Cairo, Asharq Al-Awsat—Egypt’s transitional roadmap was thrown into doubt once more on Saturday after local media reported that interim president Adly Mansour met with consultants to discuss “errors” in the final draft of the constitution that had been sent to him for approval by the 50-member constitution-drafting panel.
The interim president, a well-respected constitutional scholar and head of Egypt’s Supreme Constitutional Court, had been expected to quickly sign off on the final draft of the constitution, paving the way for a public referendum in January and parliamentary and presidential elections next year.
However, Egypt’s privately owned Al-Masry Al-Youm newspaper reported that the interim president was not happy with the draft. The newspaper quoted a well-informed source, who said: “The mechanism for fixing these errors has yet to be determined, and is whether the draft will be returned to the 50-member constitution committee for amendment or not.”

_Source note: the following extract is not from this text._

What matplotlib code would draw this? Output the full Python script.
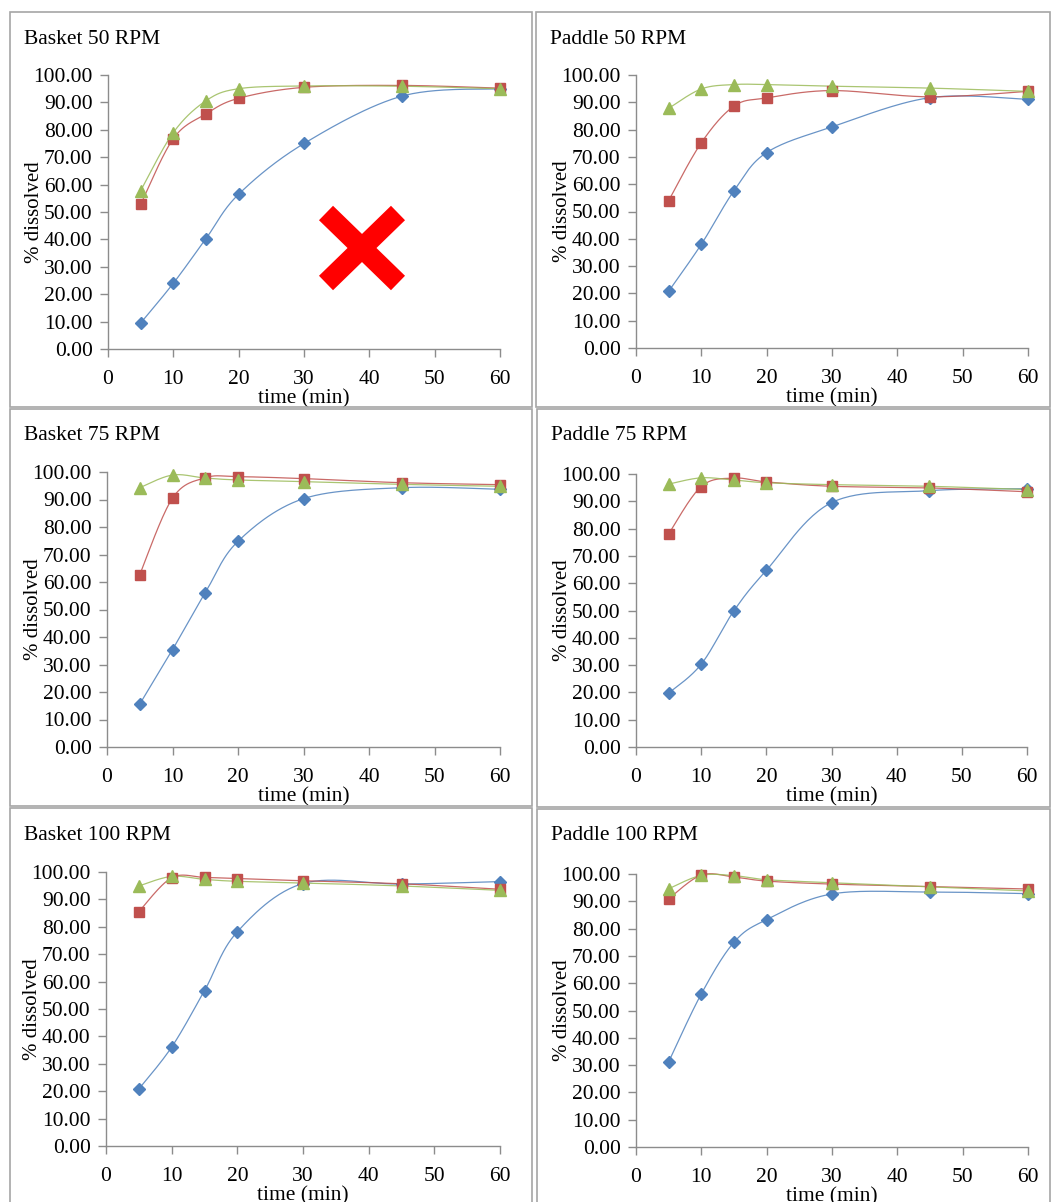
import numpy as np
import matplotlib
matplotlib.use("Agg")
import matplotlib.pyplot as plt
from matplotlib.patches import Rectangle
from matplotlib.lines import Line2D

plt.rcParams['font.family'] = ['Liberation Serif', 'DejaVu Serif']

# sampling times (min)
time = [5, 10, 15, 20, 30, 45, 60]

# % dissolved, three formulations per condition (blue / red / green)
basket50_blue = [9.5, 24.0, 40.3, 56.5, 75.0, 92.3, 95.0]
basket50_red = [52.8, 76.8, 85.8, 91.5, 95.5, 96.2, 95.2]
basket50_green = [57.8, 79.0, 90.6, 95.0, 96.0, 95.9, 95.0]

paddle50_blue = [20.8, 38.0, 57.6, 71.6, 81.0, 91.7, 91.1]
paddle50_red = [54.0, 75.2, 88.6, 91.6, 94.3, 92.0, 94.0]
paddle50_green = [87.8, 94.9, 96.5, 96.5, 95.9, 95.2, 94.0]

basket75_blue = [15.6, 35.4, 56.1, 74.8, 90.3, 94.3, 93.7]
basket75_red = [62.7, 90.5, 97.9, 98.3, 97.6, 96.1, 95.4]
basket75_green = [94.3, 98.9, 97.8, 97.1, 96.5, 95.5, 94.8]

paddle75_blue = [19.7, 30.3, 49.8, 64.7, 89.5, 93.9, 94.6]
paddle75_red = [78.0, 95.4, 98.5, 97.1, 95.5, 94.9, 93.5]
paddle75_green = [96.3, 98.6, 97.8, 96.8, 96.1, 95.5, 94.3]

basket100_blue = [20.8, 36.1, 56.7, 78.2, 95.8, 95.6, 96.5]
basket100_red = [85.5, 97.9, 98.0, 97.6, 96.8, 95.7, 93.7]
basket100_green = [94.9, 98.4, 97.3, 96.6, 96.0, 94.9, 93.3]

paddle100_blue = [31.2, 56.1, 75.0, 83.3, 92.7, 93.4, 92.8]
paddle100_red = [90.9, 99.6, 98.9, 97.4, 96.3, 95.4, 94.5]
paddle100_green = [94.6, 99.5, 99.4, 97.9, 96.8, 95.3, 93.8]

titles = ["Basket 50 RPM", "Paddle 50 RPM", "Basket 75 RPM",
          "Paddle 75 RPM", "Basket 100 RPM", "Paddle 100 RPM"]
panels = [
    (basket50_blue, basket50_red, basket50_green),
    (paddle50_blue, paddle50_red, paddle50_green),
    (basket75_blue, basket75_red, basket75_green),
    (paddle75_blue, paddle75_red, paddle75_green),
    (basket100_blue, basket100_red, basket100_green),
    (paddle100_blue, paddle100_red, paddle100_green),
]

colors = ['#4F81BD', '#C0504D', '#9BBB59']
markers = ['D', 's', '^']
msizes = [6.5, 7.5, 8.5]

W, H = 1051, 1202
fig = plt.figure(figsize=(W / 100, H / 100), dpi=100)

# panel frames (left, top, right, bottom) in pixels
frames = [(10, 12, 532, 407), (536, 12, 1050, 407),
          (10, 409, 532, 806), (537, 409, 1050, 807),
          (10, 808, 532, 1210), (537, 809, 1050, 1210)]
# axes area (x of 0, x of 60, y of 100, y of 0) in pixels
axes_px = [(108, 500, 75, 349), (636, 1028, 75, 348),
           (107, 500, 472, 747), (636, 1027, 474, 747),
           (106, 500, 872, 1146), (636, 1028, 874, 1147)]


def smooth(x, y, sx, sy, n=30):
    """Excel-like smoothed line (Catmull-Rom in screen space)."""
    px = np.asarray(x, float) * sx
    py = np.asarray(y, float) * sy
    P = np.column_stack([px, py])
    P = np.vstack([P[0], P, P[-1]])
    out = []
    t = np.linspace(0, 1, n)[:, None]
    for i in range(1, len(P) - 2):
        p0, p1, p2, p3 = P[i - 1], P[i], P[i + 1], P[i + 2]
        c1 = p1 + (p2 - p0) / 6
        c2 = p2 - (p3 - p1) / 6
        seg = ((1 - t) ** 3) * p1 + 3 * ((1 - t) ** 2) * t * c1 + 3 * (1 - t) * t ** 2 * c2 + t ** 3 * p2
        out.append(seg)
    out = np.vstack(out)
    return out[:, 0] / sx, out[:, 1] / sy


grey = '#8c8c8c'
fs = 15.5
for k, (fr, ap) in enumerate(zip(frames, axes_px)):
    l, t, r, b = fr
    fig.patches.append(Rectangle((l / W, 1 - b / H), (r - l) / W, (b - t) / H,
                                 transform=fig.transFigure, fill=False,
                                 edgecolor='#a6a6a6', linewidth=1.2))
    fig.text((l + 14) / W, 1 - (t + 27) / H, titles[k], fontsize=fs,
             va='center', ha='left')

    x0, x1, ytop, ybot = ap
    ax = fig.add_axes([x0 / W, 1 - ybot / H, (x1 - x0) / W, (ybot - ytop) / H])
    sx = (x1 - x0) / 60.0
    sy = (ybot - ytop) / 100.0
    for series, c, m, ms in zip(panels[k], colors, markers, msizes):
        xs, ys = smooth(time, series, sx, sy)
        ax.plot(xs, ys, color=c, linewidth=0.9, alpha=0.85, clip_on=False)
        ax.plot(time, series, linestyle='none', marker=m, markersize=ms,
                color=c, markeredgecolor=c, clip_on=False, zorder=3)
    ax.set_xlim(0, 60)
    ax.set_ylim(0, 100)
    ax.set_xticks(range(0, 61, 10))
    ax.set_yticks(range(0, 101, 10))
    ax.set_yticklabels([f"{v:.2f}" for v in range(0, 101, 10)])
    for s in ['top', 'right']:
        ax.spines[s].set_visible(False)
    for s in ['left', 'bottom']:
        ax.spines[s].set_color(grey)
        ax.spines[s].set_linewidth(1.0)
    ax.tick_params(colors=grey, labelcolor='black', labelsize=fs,
                   length=6, width=1.0, direction='out', pad=5)
    ax.tick_params(axis='x', pad=9)
    ax.set_xlabel("time (min)", fontsize=fs, labelpad=0)
    ax.set_ylabel("% dissolved", fontsize=15, labelpad=-8)
    ax.patch.set_alpha(0)

    if k == 0:
        # red cross drawn over the first panel
        for (xa, ya), (xb, yb) in [((326, 213), (398, 283)), ((326, 283), (398, 213))]:
            fig.add_artist(Line2D([xa / W, xb / W], [1 - ya / H, 1 - yb / H],
                                  transform=fig.transFigure, color='#FF0000',
                                  linewidth=14.5, solid_capstyle='butt'))

fig.savefig("out.png", dpi=100)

The same source, speaking to the Egyptian newspaper on the condition of anonymity, affirmed that the interim president intends to abide by the original terms of the transitional roadmap to hold parliamentary elections before presidential ones.
The final draft of the constitution has cast doubt on Egypt’s transitional roadmap, particularly an article stating that “procedures” for a “first election” must begin at least 30 days following the adoption of the constitution, adding that procedures for the “other election” must begin within six months. The original roadmap set out by Egypt’s military following the ouster of former Islamist President Mohamed Mursi explicitly stipulated that parliamentary elections would precede a presidential vote.
The final draft of Egypt’s new constitution had already been criticized for a perceived strengthening of the military’s powers. Others criticized some constitutional articles for a lack of detail, and for including too many provisions. The draft constitution included articles on organ donation and random housing (squatting), as well as those stipulating minimum percentages of the gross national product that should be spent on education and healthcare.
Questions have been raised over an expected mid-January constitutional referendum, amid calls from some political parties to boycott the process. The Muslim Brotherhood, which boycotted the constitution-drafting process, have called on their supporters to boycott the poll, claiming that the suspension of the 2012 constitution is illegal and that Mursi remains Egypt’s legitimate leader.
Hossam Munis, the official spokesman for the Young Popular Front, told Asharq Al-Awsat that supporters of the “June 30 revolution” have a unified position to vote “yes” on the draft constitution, despite reservations from some parties.
“However, this does not preclude us from criticizing the government that emerges to represent the June 30 revolution,” he said.
Munis added: “Poor administration [of the constitutional referendum] could lead to the continuation of divisions, and we will confront any party that seeks to drag us back to the past.”
“There are some issues regarding the constitution, and a better draft could have emerged if those in charge of the current phase demonstrated greater flexibility,” he added.
The Popular Front had previously rejected the current wording of the constitutional article on military trials for civilians, threatening to vote against it in a nationwide referendum.
For his part, Wafd Party Supreme Council member Yasser Hassan told Asharq Al-Awsat that his party will also vote “yes” in the forthcoming constitutional referendum. He added that any disagreements over the final draft of the constitution must be viewed in the context of partisan differences.
Egypt’s Tamarod Movement, which played a primary role in the protests that led to Mursi’s ouster, have launched its own “Yes to the constitution” campaign.
“This constitution is not the best, but it is better than the 1971 and 2012 constitutions,” the Tamarod Movement said via Facebook on Thursday.
Tamarod Founder Mohamed Abdel Aziz, who served on the 50-member constitutional panel, has called on Egyptian citizens to take to the streets to discuss the draft.